On foreign policy, his executive powers are even more extensive. Biden and his team — consisting largely of longtime Obama/Biden loyalists like national security adviser Jake Sullivan, Secretary of State-designate Antony Blinken, and Director of National Intelligence Avril Haines, along with some new faces like Defense Secretary-designate Gen. Lloyd Austin — are set to quickly rejoin the Paris climate accords and Iran nuclear deal, reengage with Cuba, and reorient Middle East policy away from strict allegiance to Saudi Crown Price Mohammed bin Salman and Israeli Prime Minister Benjamin Netanyahu.

Biden promised to end support for the Saudis in Yemen’s bloody civil war, and incoming senior administration officials — including Blinken, Haines, Sullivan, and UN Ambassador-designate Linda Thomas-Greenfield — signed an open letter urging the same, suggesting that will be an early priority for the administration.

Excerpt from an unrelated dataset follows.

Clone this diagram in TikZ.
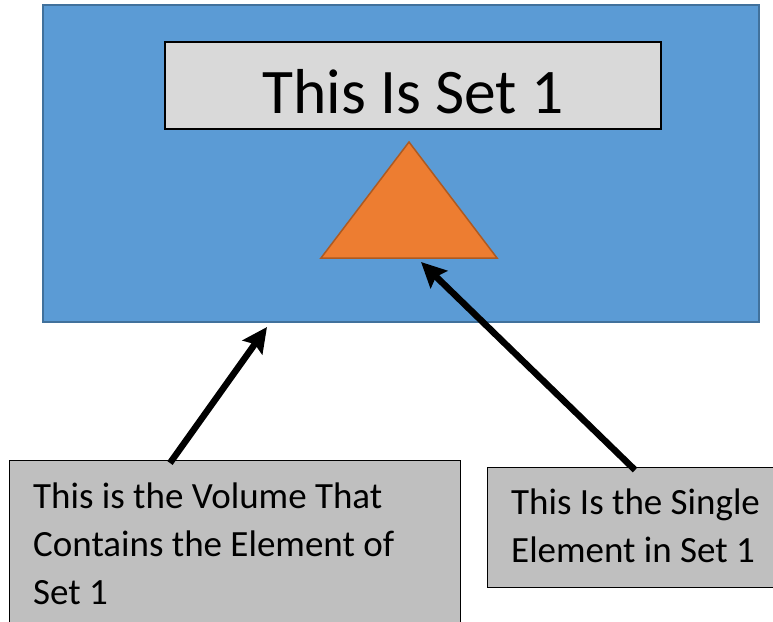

But even on executive action, Biden’s hands will not be entirely free. Some Trump measures, like labeling Cuba a state sponsor of terrorism, will take months or years of interagency process to undue. Reengaging on topics like the Iran nuclear deal will take years of delicate work as well. And aggressive domestic executive actions, like new climate regulations, will surely be challenged in the courts, where they will face many Trump appointees and a new 6-3 Republican appointee majority on the Supreme Court.

A new beginning

The Biden-Harris administration is going to almost immediately be faced with massive institutional impediments to the agenda it wants to implement. The key question it will face is whether to eliminate those institutional impediments or try to accommodate itself to them. If it chooses the former, it could go down in history as one of the most consequential presidencies in histories, one that cuts poverty in half, establishes housing as a human right, and begins tackling climate change in earnest. If it chooses the latter, the prospects are much grimmer.

 Eric Thayer/Getty Images
Biden will preside over the first Democratic “trifecta” of executive and congressional power in Washington since the one he and President Barack Obama led from 2009 to 2011.

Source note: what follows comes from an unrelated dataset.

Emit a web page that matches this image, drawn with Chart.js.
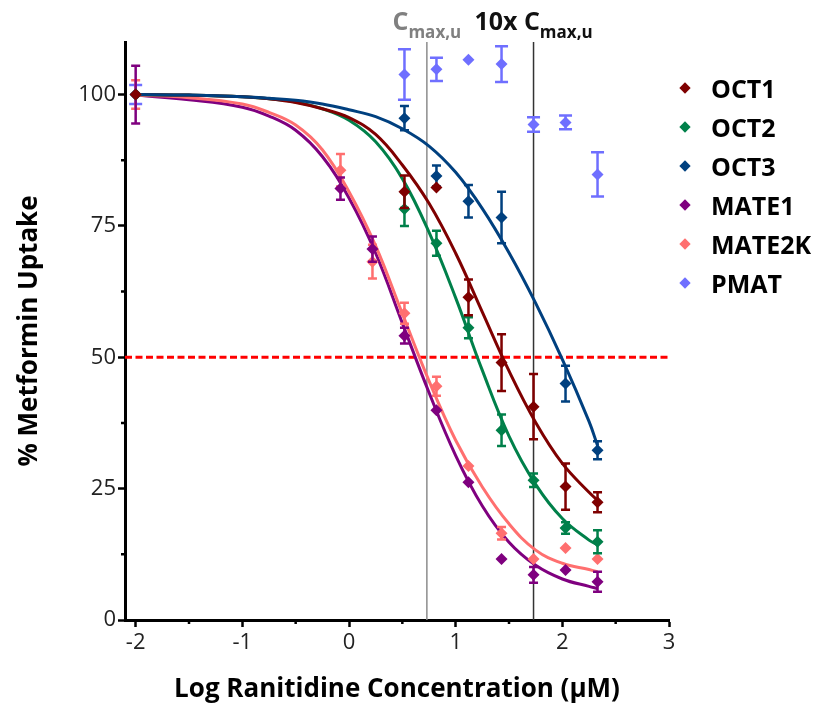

The last four years have been consequential for the lives of Americans, from policy changes in the normal range of Republican presidencies (like Trump moving the Supreme Court markedly rightward and curtailing environmental and public safety regulations) to ones well outside it (like Trump’s enormous crackdown on legal immigration and his failed pandemic response). The public has also endured unprecedented levels of executive branch corruption and arguably criminality, not to mention two presidential impeachments.

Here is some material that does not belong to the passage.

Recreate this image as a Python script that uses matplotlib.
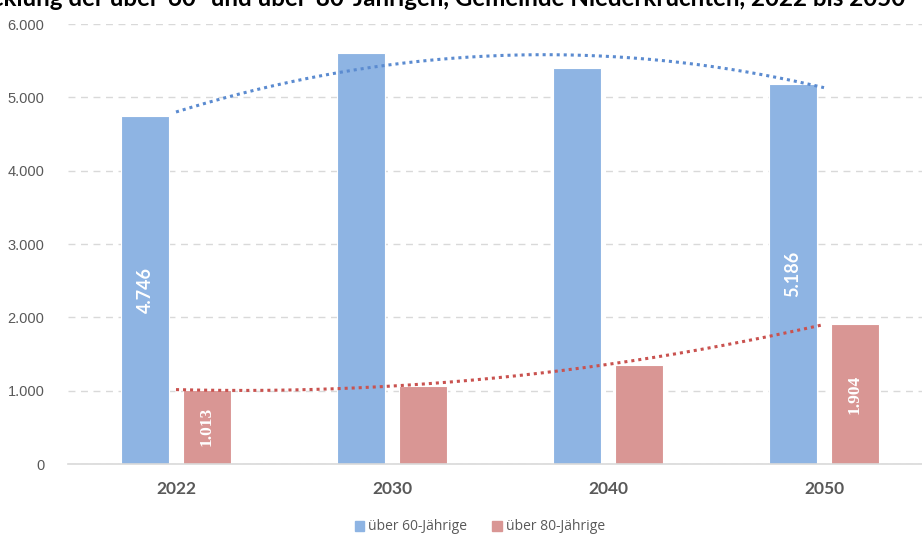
import numpy as np
import matplotlib
matplotlib.use('Agg')
import matplotlib.pyplot as plt
from matplotlib.ticker import FuncFormatter, MultipleLocator
from matplotlib.patches import Patch

years = ['2022', '2030', '2040', '2050']
over60 = [4746, 5610, 5396, 5186]
over80 = [1013, 1068, 1354, 1904]
labelled = [0, 3]  # only first and last year carry data labels
title = 'Entwicklung der über-60- und über-80-Jährigen, Gemeinde Niederkrüchten, 2022 bis 2050'

blue, red = '#8EB4E3', '#D99694'
blue_line, red_line = '#5B8BD0', '#C9524F'
grey = '#595959'

fig = plt.figure(figsize=(9.22, 5.37), dpi=100)
ax = fig.add_axes([68 / 922, 73 / 537, 854 / 922, 440 / 537])

x = np.arange(len(years))
w, off = 0.225, 0.143
ax.bar(x - off, over60, w, color=blue, edgecolor='white', linewidth=0.8, zorder=2)
ax.bar(x + off, over80, w, color=red, edgecolor='white', linewidth=0.8, zorder=2)

for i in labelled:
    ax.text(x[i] - off, over60[i] / 2, f'{over60[i]:,}'.replace(',', '.'), rotation=90,
            ha='center', va='center', color='white', fontsize=13, fontweight='bold',
            family='Lato', zorder=3)
    ax.text(x[i] + off, over80[i] / 2, f'{over80[i]:,}'.replace(',', '.'), rotation=90,
            ha='center', va='center', color='white', fontsize=12.5, fontweight='bold',
            family='Liberation Serif', zorder=3)

# polynomial (order 2) trendlines like Excel
xs = np.linspace(0, len(years) - 1, 200)
for vals, c in [(over60, blue_line), (over80, red_line)]:
    p = np.polyfit(x, vals, 2)
    ax.plot(xs, np.polyval(p, xs), color=c, linestyle=(0, (1, 1.3)), linewidth=2.2, zorder=4)

ax.set_xlim(-0.5, (922 - 68) / 216 - 0.5)
ax.set_ylim(0, 6000)
ax.yaxis.set_major_locator(MultipleLocator(1000))
ax.yaxis.set_major_formatter(FuncFormatter(lambda v, p: f'{int(v):,}'.replace(',', '.')))
ax.grid(axis='y', color='#D9D9D9', linestyle=(0, (5, 4)), linewidth=1, zorder=0)
ax.set_axisbelow(True)
for s in ['top', 'right', 'left']:
    ax.spines[s].set_visible(False)
ax.spines['bottom'].set_color('#D9D9D9')
ax.spines['bottom'].set_linewidth(1.2)

ax.set_xticks(x)
ax.set_xticklabels(years, fontsize=12.5, fontweight='bold', color=grey, family='Lato')
ax.tick_params(axis='x', length=0, pad=12)
ax.tick_params(axis='y', length=0, pad=17, labelsize=10.5, labelcolor=grey)
for t in ax.get_yticklabels():
    t.set_family('Liberation Sans')

handles = [Patch(color=blue), Patch(color=red)]
fig.legend(handles, ['über 60-Jährige', 'über 80-Jährige'], loc='center',
           bbox_to_anchor=(480 / 922, 1 - 527 / 537), ncol=2, frameon=False,
           handlelength=0.7, handleheight=0.7, handletextpad=0.3, columnspacing=1.8,
           prop={'family': 'Open Sans', 'size': 10}, labelcolor=grey)

# title is cut off by the top/left edge, as in the source image
fig.text(905 / 922, 1 + 1 / 537, title, ha='right', va='center', fontsize=17.4,
         fontweight='bold', family='Lato', color='black')

fig.savefig('out.png', dpi=100)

Biden’s inauguration is America’s first step away from those changes and the people who made them. But it won’t instantly clean up the wreckage of the Trump administration, let alone the problems that enabled Trump to win and thrive in the first place.

Instead, it marks the beginning of Biden’s confrontation with a broken system and a bitterly divided citizenry. Judging by Biden’s plans for his first days in office, though, he has no intention of backing away from a fight. The new administration appears set to use the tools at its disposal to achieve as much of its agenda as possible, as fast as possible. The big question for the next two years is just how far it will go.